▶ [MATERIAL SUPPLIED]:
----------------------------------------

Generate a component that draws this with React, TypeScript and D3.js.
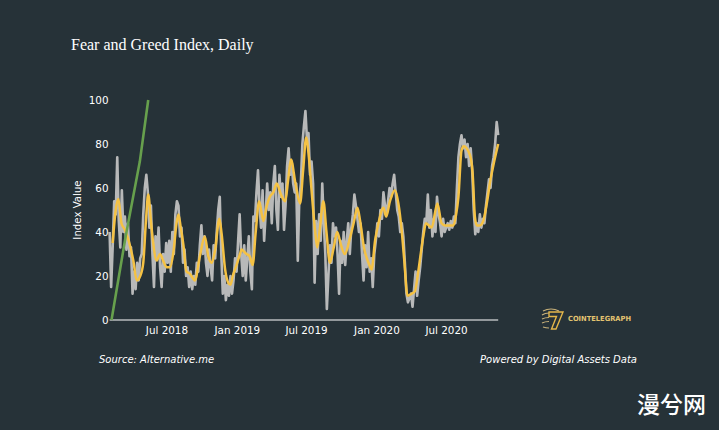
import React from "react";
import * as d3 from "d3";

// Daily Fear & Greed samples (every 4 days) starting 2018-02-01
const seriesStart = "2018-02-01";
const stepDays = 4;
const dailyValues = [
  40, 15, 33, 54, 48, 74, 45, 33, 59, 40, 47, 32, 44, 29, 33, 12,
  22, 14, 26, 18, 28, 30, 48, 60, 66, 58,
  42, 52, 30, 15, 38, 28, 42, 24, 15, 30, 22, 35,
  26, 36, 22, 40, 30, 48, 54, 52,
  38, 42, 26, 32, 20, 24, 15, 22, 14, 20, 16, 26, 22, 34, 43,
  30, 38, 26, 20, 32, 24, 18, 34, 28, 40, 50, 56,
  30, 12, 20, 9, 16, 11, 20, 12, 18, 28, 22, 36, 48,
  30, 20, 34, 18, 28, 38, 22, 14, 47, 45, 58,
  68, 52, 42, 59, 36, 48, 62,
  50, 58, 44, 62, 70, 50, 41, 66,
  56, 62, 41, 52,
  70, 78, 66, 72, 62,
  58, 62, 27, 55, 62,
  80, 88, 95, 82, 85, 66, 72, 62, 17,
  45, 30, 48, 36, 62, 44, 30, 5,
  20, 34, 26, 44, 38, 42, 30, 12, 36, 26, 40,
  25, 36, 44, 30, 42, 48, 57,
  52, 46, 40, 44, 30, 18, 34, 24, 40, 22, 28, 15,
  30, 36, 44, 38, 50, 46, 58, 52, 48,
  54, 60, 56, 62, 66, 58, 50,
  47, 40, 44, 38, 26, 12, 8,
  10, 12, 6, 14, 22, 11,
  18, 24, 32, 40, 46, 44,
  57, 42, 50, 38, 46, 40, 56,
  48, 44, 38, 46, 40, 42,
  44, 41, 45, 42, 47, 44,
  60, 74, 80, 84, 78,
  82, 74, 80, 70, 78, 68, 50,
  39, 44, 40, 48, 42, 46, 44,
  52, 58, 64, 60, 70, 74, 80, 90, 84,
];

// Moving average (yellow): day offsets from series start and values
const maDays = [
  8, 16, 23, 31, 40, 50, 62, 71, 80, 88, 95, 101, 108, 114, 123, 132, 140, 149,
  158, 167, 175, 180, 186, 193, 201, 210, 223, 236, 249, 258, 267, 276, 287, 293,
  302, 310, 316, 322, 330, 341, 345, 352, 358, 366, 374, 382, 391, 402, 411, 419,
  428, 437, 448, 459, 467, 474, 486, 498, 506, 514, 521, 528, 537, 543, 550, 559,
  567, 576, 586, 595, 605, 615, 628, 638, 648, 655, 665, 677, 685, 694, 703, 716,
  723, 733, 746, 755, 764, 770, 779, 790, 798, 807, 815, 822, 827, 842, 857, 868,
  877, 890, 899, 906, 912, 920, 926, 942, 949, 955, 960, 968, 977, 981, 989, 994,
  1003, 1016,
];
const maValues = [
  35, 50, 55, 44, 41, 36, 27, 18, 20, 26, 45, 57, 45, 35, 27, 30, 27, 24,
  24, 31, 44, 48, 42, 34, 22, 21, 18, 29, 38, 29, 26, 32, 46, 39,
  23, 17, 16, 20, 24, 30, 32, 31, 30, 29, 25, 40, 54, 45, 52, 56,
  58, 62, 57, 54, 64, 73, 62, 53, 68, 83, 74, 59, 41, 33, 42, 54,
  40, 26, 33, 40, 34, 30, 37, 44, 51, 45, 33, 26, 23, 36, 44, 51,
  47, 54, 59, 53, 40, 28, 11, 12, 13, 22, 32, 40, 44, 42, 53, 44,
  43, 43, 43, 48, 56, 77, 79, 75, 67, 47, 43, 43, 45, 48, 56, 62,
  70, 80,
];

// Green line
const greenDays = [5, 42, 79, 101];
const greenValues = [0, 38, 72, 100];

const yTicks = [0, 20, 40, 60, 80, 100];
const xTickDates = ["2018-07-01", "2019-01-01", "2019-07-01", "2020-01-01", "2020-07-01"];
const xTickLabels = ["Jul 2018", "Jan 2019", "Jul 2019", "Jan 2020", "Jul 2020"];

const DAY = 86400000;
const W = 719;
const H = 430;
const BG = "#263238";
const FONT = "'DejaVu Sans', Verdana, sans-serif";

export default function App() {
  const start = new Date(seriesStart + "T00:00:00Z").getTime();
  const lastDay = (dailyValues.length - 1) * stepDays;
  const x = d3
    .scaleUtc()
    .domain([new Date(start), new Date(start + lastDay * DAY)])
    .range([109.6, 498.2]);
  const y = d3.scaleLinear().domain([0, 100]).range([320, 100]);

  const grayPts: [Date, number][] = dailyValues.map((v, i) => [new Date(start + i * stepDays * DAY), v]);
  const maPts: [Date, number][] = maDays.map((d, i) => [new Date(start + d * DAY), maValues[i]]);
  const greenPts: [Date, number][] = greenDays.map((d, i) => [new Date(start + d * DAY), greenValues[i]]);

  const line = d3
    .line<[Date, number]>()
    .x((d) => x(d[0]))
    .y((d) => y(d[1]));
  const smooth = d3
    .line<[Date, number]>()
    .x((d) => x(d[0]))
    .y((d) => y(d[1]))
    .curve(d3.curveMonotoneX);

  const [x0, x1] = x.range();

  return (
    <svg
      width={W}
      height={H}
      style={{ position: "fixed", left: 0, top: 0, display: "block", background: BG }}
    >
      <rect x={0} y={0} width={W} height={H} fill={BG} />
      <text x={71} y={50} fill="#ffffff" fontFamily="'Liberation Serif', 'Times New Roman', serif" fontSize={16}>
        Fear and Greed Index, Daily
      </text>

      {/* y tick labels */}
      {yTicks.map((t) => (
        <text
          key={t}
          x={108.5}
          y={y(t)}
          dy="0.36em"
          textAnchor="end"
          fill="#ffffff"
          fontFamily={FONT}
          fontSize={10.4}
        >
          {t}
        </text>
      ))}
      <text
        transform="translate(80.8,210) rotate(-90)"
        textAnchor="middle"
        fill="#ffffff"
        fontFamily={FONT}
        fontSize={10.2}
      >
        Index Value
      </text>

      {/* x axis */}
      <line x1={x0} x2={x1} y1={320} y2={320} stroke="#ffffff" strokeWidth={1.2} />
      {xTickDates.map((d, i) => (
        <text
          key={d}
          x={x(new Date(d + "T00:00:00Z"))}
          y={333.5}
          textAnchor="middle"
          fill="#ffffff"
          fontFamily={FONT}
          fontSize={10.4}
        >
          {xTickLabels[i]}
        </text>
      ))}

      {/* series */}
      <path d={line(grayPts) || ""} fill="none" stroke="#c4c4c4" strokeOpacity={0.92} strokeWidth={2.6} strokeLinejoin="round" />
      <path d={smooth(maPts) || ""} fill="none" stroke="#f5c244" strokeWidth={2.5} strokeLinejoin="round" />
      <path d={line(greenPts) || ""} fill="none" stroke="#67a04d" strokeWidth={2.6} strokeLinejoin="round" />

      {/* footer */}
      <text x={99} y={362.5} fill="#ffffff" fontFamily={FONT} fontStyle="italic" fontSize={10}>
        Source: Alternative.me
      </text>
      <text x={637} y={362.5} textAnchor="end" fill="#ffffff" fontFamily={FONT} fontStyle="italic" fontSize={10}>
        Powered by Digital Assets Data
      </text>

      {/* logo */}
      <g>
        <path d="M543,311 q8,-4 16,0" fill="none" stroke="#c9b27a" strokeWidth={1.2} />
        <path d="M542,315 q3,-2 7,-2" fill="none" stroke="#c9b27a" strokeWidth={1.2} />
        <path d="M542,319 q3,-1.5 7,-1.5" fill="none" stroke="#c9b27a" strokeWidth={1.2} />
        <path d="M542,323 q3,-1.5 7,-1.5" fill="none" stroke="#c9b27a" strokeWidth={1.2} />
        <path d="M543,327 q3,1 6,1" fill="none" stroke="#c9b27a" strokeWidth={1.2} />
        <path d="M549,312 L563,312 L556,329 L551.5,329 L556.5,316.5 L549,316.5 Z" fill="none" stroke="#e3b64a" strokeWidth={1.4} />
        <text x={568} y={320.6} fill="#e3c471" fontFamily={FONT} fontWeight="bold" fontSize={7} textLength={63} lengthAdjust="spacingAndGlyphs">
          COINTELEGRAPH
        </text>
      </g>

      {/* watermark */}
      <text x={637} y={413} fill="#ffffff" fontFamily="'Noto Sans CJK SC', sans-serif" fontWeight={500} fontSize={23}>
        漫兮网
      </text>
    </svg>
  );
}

----------------------------------------

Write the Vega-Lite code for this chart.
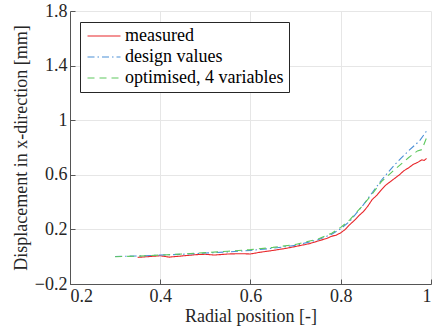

----------------------------------------

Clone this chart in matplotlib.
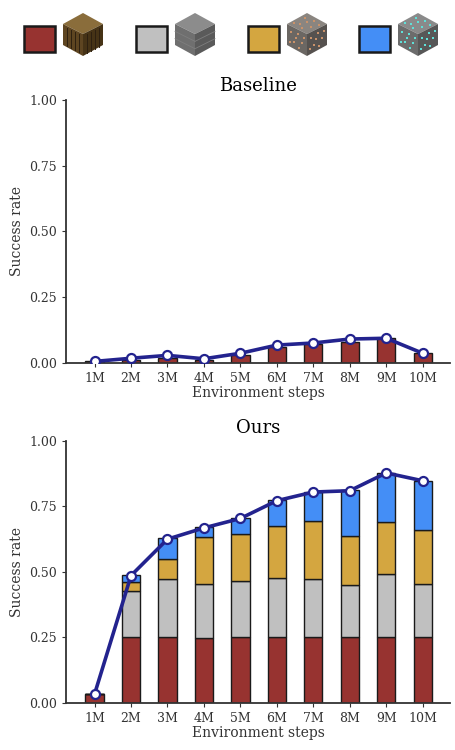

----------------------------------------

▶ [REQUIREMENTS]:
Set down nothing but the lines from the one holding "Generate a component" through the one holding "import * as", both included, exactly as they appear; any picture is left out.

▶ [TASK ANSWER]:
Generate a component that draws this with React, TypeScript and D3.js.
import React from "react";
import * as d3 from "d3";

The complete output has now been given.